#### [WHAT YOU WILL DO]
Could the lines from the start of the data through the line with "30.2, 30.6, 31.0, 31.4, 31.7, 31.9, 32.2, 32.3]" be set down exactly, with no pictures among them?

** start of GIVEN INFORMATION **

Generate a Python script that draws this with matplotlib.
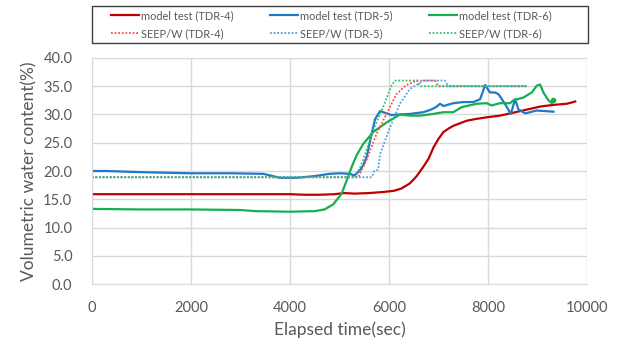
import matplotlib
matplotlib.use("Agg")
import matplotlib.pyplot as plt
from matplotlib.patches import Rectangle

plt.rcParams['font.family'] = ['Lato', 'DejaVu Sans']

# model test readings, elapsed time (sec) vs volumetric water content (%)
t_model_4 = [0, 1000, 2000, 3000, 4000, 4300, 4600, 4900, 5100, 5300, 5600, 5900, 6100, 6250,
             6420, 6550, 6690, 6800, 6900, 7000, 7100, 7200, 7300, 7450, 7570, 7750, 7970, 8240,
             8450, 8650, 8850, 9050, 9320, 9590, 9720, 9760]
vwc_model_4 = [15.9, 15.9, 15.9, 15.9, 15.9, 15.8, 15.8, 15.9, 16.1, 16.0, 16.1, 16.3, 16.5, 16.9,
               17.8, 19.0, 20.7, 22.2, 24.2, 25.7, 26.9, 27.5, 28.0, 28.5, 28.9, 29.2, 29.5, 29.8,
               30.2, 30.6, 31.0, 31.4, 31.7, 31.9, 32.2, 32.3]

t_model_5 = [0, 300, 1000, 2000, 2800, 3460, 3800, 4130, 4500, 4800, 5010, 5210, 5300, 5410,
             5480, 5550, 5650, 5720, 5820, 5950, 6050, 6220, 6420, 6690, 6830, 6950, 7030, 7100,
             7300, 7500, 7700, 7840, 7940, 8040, 8140, 8210, 8340, 8460, 8545, 8613, 8750, 8980,
             9320]
vwc_model_5 = [20.0, 20.0, 19.8, 19.6, 19.6, 19.5, 18.8, 18.8, 19.1, 19.5, 19.6, 19.5, 19.2, 20.1,
               21.0, 22.5, 26.6, 29.2, 30.6, 30.2, 29.9, 30.0, 30.1, 30.4, 30.8, 31.3, 31.9, 31.5,
               32.0, 32.2, 32.2, 32.7, 35.2, 33.9, 33.9, 33.6, 31.9, 30.1, 32.7, 30.9, 30.2, 30.7,
               30.5]

t_model_6 = [0, 1000, 2000, 3000, 3300, 4000, 4500, 4700, 4875, 5044, 5145, 5246, 5347, 5481,
             5683, 5953, 6222, 6420, 6626, 6894, 7096, 7298, 7467, 7770, 7972, 8074, 8242, 8444,
             8511, 8713, 8882, 8983, 9050, 9117, 9219, 9286, 9320]
vwc_model_6 = [13.3, 13.2, 13.2, 13.1, 12.9, 12.8, 12.9, 13.2, 14.1, 16.0, 18.3, 20.7, 22.8, 24.8,
               26.9, 28.6, 30.0, 29.8, 29.8, 30.1, 30.4, 30.4, 31.3, 31.9, 32.0, 31.6, 32.0, 32.0,
               32.5, 33.0, 33.9, 35.1, 35.3, 33.9, 32.5, 32.0, 32.5]

# SEEP/W results
t_seep_4 = [0, 5380, 5550, 5750, 5950, 6150, 6350, 6560, 6930, 7000, 8780]
vwc_seep_4 = [18.9, 18.9, 22.0, 26.6, 30.1, 33.6, 35.2, 36.0, 36.0, 35.0, 35.0]

t_seep_5 = [0, 5650, 5700, 5780, 5820, 6020, 6220, 6420, 6700, 7130, 7200, 8780]
vwc_seep_5 = [18.9, 18.9, 20.0, 20.2, 23.0, 27.7, 31.9, 34.5, 36.0, 36.0, 35.0, 35.0]

t_seep_6 = [0, 5330, 5480, 5680, 5880, 6050, 6120, 6560, 6630, 8780]
vwc_seep_6 = [18.9, 18.9, 22.0, 27.2, 31.3, 35.1, 36.0, 36.0, 35.0, 35.0]

x_ticks = [0, 2000, 4000, 6000, 8000, 10000]
y_ticks = [0, 5, 10, 15, 20, 25, 30, 35, 40]

TEXT = '#595959'
GRID = '#D9D9D9'


def plot_series(ax):
    """
    draw the model test (solid) and SEEP/W (dotted) curves
    :param ax: target axes
    :return: handles in legend order
    """
    m4, = ax.plot(t_model_4, vwc_model_4, color='#C00000', lw=1.6, label='model test (TDR-4)')
    m5, = ax.plot(t_model_5, vwc_model_5, color='#1F78C8', lw=1.6, label='model test (TDR-5)')
    m6, = ax.plot(t_model_6, vwc_model_6, color='#14B050', lw=1.6, label='model test (TDR-6)')
    ax.plot(t_model_6[-1], vwc_model_6[-1], 'o', color='#14B050', ms=3)
    s4, = ax.plot(t_seep_4, vwc_seep_4, color='#FF4B4B', lw=1.3, ls=(0, (1, 1)),
                  label='SEEP/W (TDR-4)')
    s5, = ax.plot(t_seep_5, vwc_seep_5, color='#4FA0E0', lw=1.3, ls=(0, (1, 1)),
                  label='SEEP/W (TDR-5)')
    s6, = ax.plot(t_seep_6, vwc_seep_6, color='#2CC46C', lw=1.3, ls=(0, (1, 1)),
                  label='SEEP/W (TDR-6)')
    # legend fills column by column, so interleave to get model / SEEP rows
    return [m4, s4, m5, s5, m6, s6]


def style_axes(ax):
    ax.set_xlim(0, 10000)
    ax.set_ylim(0, 40)
    ax.set_xticks(x_ticks)
    ax.set_yticks(y_ticks)
    ax.set_yticklabels(['%.1f' % v for v in y_ticks])
    ax.grid(True, color=GRID, lw=1.0)
    ax.set_axisbelow(True)
    for side in ['top', 'right']:
        ax.spines[side].set_visible(False)
    for side in ['left', 'bottom']:
        ax.spines[side].set_color(GRID)
    ax.tick_params(axis='both', length=0, colors=TEXT, labelsize=10.5)
    ax.tick_params(axis='x', pad=12)
    ax.tick_params(axis='y', pad=14)
    ax.set_xlabel('Elapsed time(sec)', color=TEXT, fontsize=12.5, labelpad=5)
    ax.set_ylabel('Volumetric water content(%)', color=TEXT, fontsize=12.5, labelpad=4)


if __name__ == '__main__':
    fig = plt.figure(figsize=(6.2, 3.41), dpi=100)
    ax = fig.add_axes([0.148, 0.167, 0.799, 0.663])
    handles = plot_series(ax)
    style_axes(ax)
    # legend frame spans the plot width, entries sit inside with some margin
    fig.patches.append(Rectangle((0.148, 0.874), 0.8, 0.108, transform=fig.transFigure,
                                 fill=False, edgecolor='#404040', lw=1.0))
    leg = fig.legend(handles=handles, loc='center', ncol=3,
                     bbox_to_anchor=(0.535, 0.928), fontsize=7.9,
                     frameon=False, handlelength=2.5, handletextpad=0.25,
                     borderpad=0.0, borderaxespad=0.0, labelspacing=0.65, columnspacing=3.3)
    for txt in leg.get_texts():
        txt.set_color(TEXT)
    fig.savefig('out.png', dpi=100)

** end of GIVEN INFORMATION **

#### [ANSWER TO THE EXERCISE]
Generate a Python script that draws this with matplotlib.
import matplotlib
matplotlib.use("Agg")
import matplotlib.pyplot as plt
from matplotlib.patches import Rectangle

plt.rcParams['font.family'] = ['Lato', 'DejaVu Sans']

# model test readings, elapsed time (sec) vs volumetric water content (%)
t_model_4 = [0, 1000, 2000, 3000, 4000, 4300, 4600, 4900, 5100, 5300, 5600, 5900, 6100, 6250,
             6420, 6550, 6690, 6800, 6900, 7000, 7100, 7200, 7300, 7450, 7570, 7750, 7970, 8240,
             8450, 8650, 8850, 9050, 9320, 9590, 9720, 9760]
vwc_model_4 = [15.9, 15.9, 15.9, 15.9, 15.9, 15.8, 15.8, 15.9, 16.1, 16.0, 16.1, 16.3, 16.5, 16.9,
               17.8, 19.0, 20.7, 22.2, 24.2, 25.7, 26.9, 27.5, 28.0, 28.5, 28.9, 29.2, 29.5, 29.8,
               30.2, 30.6, 31.0, 31.4, 31.7, 31.9, 32.2, 32.3]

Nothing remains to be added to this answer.